# 4 day old pigeon



## 4baiers (Aug 14, 2009)

A few weeks ago we stayed at a hotel that was going to destroy a nest and 2 day old egg. Brought the egg home, made an incubator and much to our suprise it hatched. Today is day 4 and he is VERY active and wants to eat almost all the time. I have read not to feed him until his crop is empty and I'm not sure how to tell if it is completely empty. If anyone has any pictures, it would be helpful or any other suggestions beyond the basics. From day one he attacked the food so we are able to feed him from a tube on the end of a syringe. We have a heating pad that keeps his bed at 90-92 degrees. I am just worried he is not getting enough food! Also, does he need water? I have been giving him a little bit at the end of his feedings.
Rochelle


----------



## Anarrowescape (Jan 6, 2004)

What are you feeding the baby? It depends on what the baby is getting fed weather it needs water or not. If your not feeding him kaytee bird formula please do so. It provides the proper nutrients needed for its growth. You know when the crop is empty by feeling it. its the sack like thing on the babies neck. The picture you provided looks like its full. You feel for what ever your feeding it. Sometimes it will look full cause of oxygen from the syringe. Please keep us updated.


----------



## TAWhatley (Mar 6, 2001)

Hi Rochelle and welcome to Pigeon-Talk! That's pretty darned impressive that you managed to incubate the egg and are raising the baby! Very well done! 

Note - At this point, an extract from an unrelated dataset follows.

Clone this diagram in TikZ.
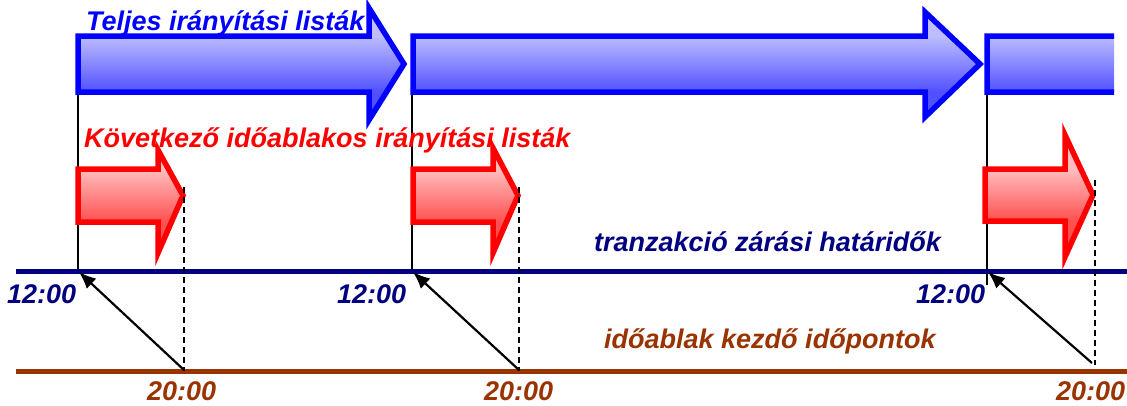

Please do post back the info that Robert asked about, and we can take things from there.

Terry


----------



## Charis (Feb 11, 2007)

Yes, it is impressive. I'm in Portland and if you want me to talk you through the process of raising a baby Pigeon, I've a ton of experience and I'd be delighted to answer questions.
503-957-8505


----------



## 4baiers (Aug 14, 2009)

We are feeding him Kaytee mixed 1 part to 2 parts water. Wow today he is really vocal!


----------



## 4baiers (Aug 14, 2009)

Thank you, I'm sure I will be calling you at some point. Any idea how long I feed him Kaytee? In the best interest of the bird, I would love to find someone who could integrate him into a life with other pigeons. Let me know if you have any suggestions.
Rochelle


----------



## Charis (Feb 11, 2007)

Pigeons grow up very quickly and by the time he is 3 weeks old, you can try to interest him in seeds. This bird is going to be tame and human identified rather than Pigeon identified and so releasing into a flock of feral Pigeons is out of the question. ...intigrating into a flock in a loft easier but still stressful for a bird that only knows humans.
Pigeons are very smart, they mate for life and they live one heck of a long time...can live 20 years or longer. Pigeon parents are very devoted to thier babies. The teach them how to fit into the flock, show them what food is and what is dangerous. This little guy you are bring up is in a limbo of sorts.
Rochelle, where in Oregon are you located? I may know of someone that would be delighted to take your baby as a companion for for himself and another Pigeon that cannot be released.


----------



## 4baiers (Aug 14, 2009)

We live in Beaverton and work in Portland. I would be very happy if at some point baby pigeon (our boys named Ted) could be with another pigeon and with someone who can offer a life long commitment to his well being. We are capable ourselves, but are very busy with running a business and raising two boys.
Thanks for your feedback, it is really appreciated!
Rochelle


----------



## Charis (Feb 11, 2007)

This is a helpful web page...

http://www.pigeon-aid.pigeon.net/feeding.htm

Raising a baby Pigeon is much different from raising other baby birds. Keeping the baby warm is critical and as a baby it is impossible for them to regulate their own body heat. Normal temp for a Pigeon is 106 and for the first 7 days, the parents take turns keeping the babies warm.
If the baby isn't warm enough, the food becomes stagnant in the crop, bacteria can set in and the baby most often dies. With other baby birds, the food moves through the system quickly and the parent birds are busy feeding all day long form sun up to sun down...with Pigeon/Doves the parents feed a larger amount, in the form of a formula and less frequently. I do think you are capable, it's just so different and these first few days are critical and so I'd rather explain even if you do know these things.


----------



## 4baiers (Aug 14, 2009)

Keeping his bed tempurature 90-92 degrees, is that warm enough?


----------



## Charis (Feb 11, 2007)

No...I don't think it is.


----------